Keep only the lines that hold the string "matplotlib", filtering out the rest of the entries below.

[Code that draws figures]
----------------

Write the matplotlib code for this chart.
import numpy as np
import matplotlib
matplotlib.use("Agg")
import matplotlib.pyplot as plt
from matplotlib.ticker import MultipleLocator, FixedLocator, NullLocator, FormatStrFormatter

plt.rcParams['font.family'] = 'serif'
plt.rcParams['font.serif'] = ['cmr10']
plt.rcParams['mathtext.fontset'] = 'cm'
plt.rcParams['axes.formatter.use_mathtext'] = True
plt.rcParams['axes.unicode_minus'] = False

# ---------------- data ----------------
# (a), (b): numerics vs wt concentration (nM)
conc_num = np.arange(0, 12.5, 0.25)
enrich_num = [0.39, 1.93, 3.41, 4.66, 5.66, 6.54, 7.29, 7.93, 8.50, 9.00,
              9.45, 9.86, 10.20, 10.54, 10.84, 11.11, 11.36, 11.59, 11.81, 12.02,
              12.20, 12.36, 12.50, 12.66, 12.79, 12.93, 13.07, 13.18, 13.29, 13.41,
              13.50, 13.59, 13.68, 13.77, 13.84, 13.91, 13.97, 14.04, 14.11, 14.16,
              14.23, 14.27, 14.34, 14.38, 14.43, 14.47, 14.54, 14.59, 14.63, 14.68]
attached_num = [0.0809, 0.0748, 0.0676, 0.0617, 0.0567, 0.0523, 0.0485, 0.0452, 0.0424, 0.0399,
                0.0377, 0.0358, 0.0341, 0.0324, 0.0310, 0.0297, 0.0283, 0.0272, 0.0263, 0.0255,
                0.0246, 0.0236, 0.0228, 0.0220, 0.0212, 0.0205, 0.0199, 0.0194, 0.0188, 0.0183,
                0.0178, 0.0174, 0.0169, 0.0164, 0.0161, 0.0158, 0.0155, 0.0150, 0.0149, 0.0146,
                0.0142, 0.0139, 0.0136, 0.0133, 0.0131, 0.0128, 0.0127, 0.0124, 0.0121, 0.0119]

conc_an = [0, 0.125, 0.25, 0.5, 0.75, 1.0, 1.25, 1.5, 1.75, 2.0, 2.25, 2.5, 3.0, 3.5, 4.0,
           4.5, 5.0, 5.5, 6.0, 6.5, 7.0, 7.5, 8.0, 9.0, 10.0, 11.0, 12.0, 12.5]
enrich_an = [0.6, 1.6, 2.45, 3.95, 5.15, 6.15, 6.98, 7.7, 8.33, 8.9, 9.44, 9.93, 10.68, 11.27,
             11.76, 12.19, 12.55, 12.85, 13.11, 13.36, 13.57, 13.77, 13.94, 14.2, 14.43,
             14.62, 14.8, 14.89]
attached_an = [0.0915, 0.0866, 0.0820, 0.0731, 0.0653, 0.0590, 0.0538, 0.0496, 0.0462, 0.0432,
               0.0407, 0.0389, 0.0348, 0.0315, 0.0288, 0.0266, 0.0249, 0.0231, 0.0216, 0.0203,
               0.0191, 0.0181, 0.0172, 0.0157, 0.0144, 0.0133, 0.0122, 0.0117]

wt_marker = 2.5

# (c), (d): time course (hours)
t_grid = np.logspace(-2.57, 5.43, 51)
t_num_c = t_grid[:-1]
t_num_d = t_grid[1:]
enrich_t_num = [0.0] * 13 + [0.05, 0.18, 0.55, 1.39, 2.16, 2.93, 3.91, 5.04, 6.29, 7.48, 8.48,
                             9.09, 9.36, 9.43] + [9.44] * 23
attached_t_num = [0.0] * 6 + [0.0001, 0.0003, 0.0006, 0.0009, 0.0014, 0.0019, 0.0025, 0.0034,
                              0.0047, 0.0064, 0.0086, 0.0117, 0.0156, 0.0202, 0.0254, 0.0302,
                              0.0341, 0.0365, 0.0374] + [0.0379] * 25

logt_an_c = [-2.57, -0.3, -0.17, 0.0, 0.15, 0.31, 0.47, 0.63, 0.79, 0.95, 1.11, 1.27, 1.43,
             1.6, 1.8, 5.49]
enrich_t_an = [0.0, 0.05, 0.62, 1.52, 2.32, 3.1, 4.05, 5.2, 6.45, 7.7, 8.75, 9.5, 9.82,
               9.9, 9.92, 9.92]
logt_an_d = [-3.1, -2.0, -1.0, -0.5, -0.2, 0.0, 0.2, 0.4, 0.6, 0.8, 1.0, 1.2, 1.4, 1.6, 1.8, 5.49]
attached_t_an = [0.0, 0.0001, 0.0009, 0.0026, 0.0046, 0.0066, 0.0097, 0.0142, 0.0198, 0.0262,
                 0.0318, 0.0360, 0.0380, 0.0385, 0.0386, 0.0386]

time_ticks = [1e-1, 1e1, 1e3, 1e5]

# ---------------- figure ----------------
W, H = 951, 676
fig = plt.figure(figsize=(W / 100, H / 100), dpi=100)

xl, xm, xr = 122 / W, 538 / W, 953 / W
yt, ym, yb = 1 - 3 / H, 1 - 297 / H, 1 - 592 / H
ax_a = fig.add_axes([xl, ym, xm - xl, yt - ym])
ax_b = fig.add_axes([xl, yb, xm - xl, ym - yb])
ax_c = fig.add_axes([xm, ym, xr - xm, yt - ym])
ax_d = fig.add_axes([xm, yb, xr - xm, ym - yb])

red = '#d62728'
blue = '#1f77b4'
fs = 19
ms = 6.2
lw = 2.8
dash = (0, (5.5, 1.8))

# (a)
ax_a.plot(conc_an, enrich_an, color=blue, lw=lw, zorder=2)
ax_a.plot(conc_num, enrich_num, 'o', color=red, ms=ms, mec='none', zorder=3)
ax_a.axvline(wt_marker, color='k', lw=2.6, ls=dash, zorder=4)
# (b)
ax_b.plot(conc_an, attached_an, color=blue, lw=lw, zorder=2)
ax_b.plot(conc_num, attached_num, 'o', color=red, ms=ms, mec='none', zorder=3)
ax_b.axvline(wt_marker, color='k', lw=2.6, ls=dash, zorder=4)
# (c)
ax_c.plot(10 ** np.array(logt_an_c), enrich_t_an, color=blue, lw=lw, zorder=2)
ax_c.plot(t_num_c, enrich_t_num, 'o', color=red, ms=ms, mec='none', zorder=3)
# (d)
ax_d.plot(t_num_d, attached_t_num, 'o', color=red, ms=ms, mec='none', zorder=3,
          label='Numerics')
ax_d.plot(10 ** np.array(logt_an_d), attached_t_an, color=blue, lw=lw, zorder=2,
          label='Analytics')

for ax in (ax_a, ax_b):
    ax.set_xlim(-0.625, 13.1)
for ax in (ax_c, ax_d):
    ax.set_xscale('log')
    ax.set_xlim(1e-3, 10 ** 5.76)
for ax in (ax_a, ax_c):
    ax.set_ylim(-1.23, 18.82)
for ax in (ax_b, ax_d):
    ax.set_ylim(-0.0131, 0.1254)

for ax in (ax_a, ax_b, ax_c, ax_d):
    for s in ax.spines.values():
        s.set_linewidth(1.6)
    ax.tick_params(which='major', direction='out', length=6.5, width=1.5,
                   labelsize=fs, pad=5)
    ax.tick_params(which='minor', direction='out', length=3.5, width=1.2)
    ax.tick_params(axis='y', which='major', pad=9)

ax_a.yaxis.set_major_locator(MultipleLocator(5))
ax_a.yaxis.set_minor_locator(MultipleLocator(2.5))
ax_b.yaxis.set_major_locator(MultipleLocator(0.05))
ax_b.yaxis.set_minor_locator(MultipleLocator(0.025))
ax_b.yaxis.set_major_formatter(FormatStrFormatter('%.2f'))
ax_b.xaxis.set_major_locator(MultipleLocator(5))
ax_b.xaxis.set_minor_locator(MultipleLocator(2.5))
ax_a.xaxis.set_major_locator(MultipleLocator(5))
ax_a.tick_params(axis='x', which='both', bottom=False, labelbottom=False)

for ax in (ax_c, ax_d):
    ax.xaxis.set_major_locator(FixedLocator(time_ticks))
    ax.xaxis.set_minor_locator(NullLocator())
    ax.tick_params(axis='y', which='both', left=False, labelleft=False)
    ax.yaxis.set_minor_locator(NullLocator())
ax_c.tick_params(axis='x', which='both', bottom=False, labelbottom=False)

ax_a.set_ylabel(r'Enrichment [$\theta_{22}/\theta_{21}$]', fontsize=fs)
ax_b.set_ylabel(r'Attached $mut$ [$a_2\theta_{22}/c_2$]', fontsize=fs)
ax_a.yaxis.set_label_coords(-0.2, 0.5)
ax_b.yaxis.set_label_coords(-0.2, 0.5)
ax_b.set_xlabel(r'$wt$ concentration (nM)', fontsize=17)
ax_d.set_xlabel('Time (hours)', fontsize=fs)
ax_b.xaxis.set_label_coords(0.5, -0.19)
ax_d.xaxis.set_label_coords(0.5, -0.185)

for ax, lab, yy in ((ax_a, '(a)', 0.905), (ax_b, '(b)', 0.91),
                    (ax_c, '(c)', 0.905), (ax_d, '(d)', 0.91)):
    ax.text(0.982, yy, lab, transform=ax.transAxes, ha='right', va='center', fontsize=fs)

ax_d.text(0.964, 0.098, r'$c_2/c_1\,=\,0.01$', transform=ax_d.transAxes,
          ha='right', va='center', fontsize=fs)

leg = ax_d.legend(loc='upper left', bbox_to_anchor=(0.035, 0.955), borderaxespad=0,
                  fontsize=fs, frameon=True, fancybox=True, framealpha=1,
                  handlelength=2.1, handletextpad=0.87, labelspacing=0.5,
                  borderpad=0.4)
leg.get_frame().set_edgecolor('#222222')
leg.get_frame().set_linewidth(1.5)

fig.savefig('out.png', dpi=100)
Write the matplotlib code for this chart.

----------------

▶ _Solution_:
Write the matplotlib code for this chart.
import matplotlib
matplotlib.use("Agg")
import matplotlib.pyplot as plt
from matplotlib.ticker import MultipleLocator, FixedLocator, NullLocator, FormatStrFormatter
Write the matplotlib code for this chart.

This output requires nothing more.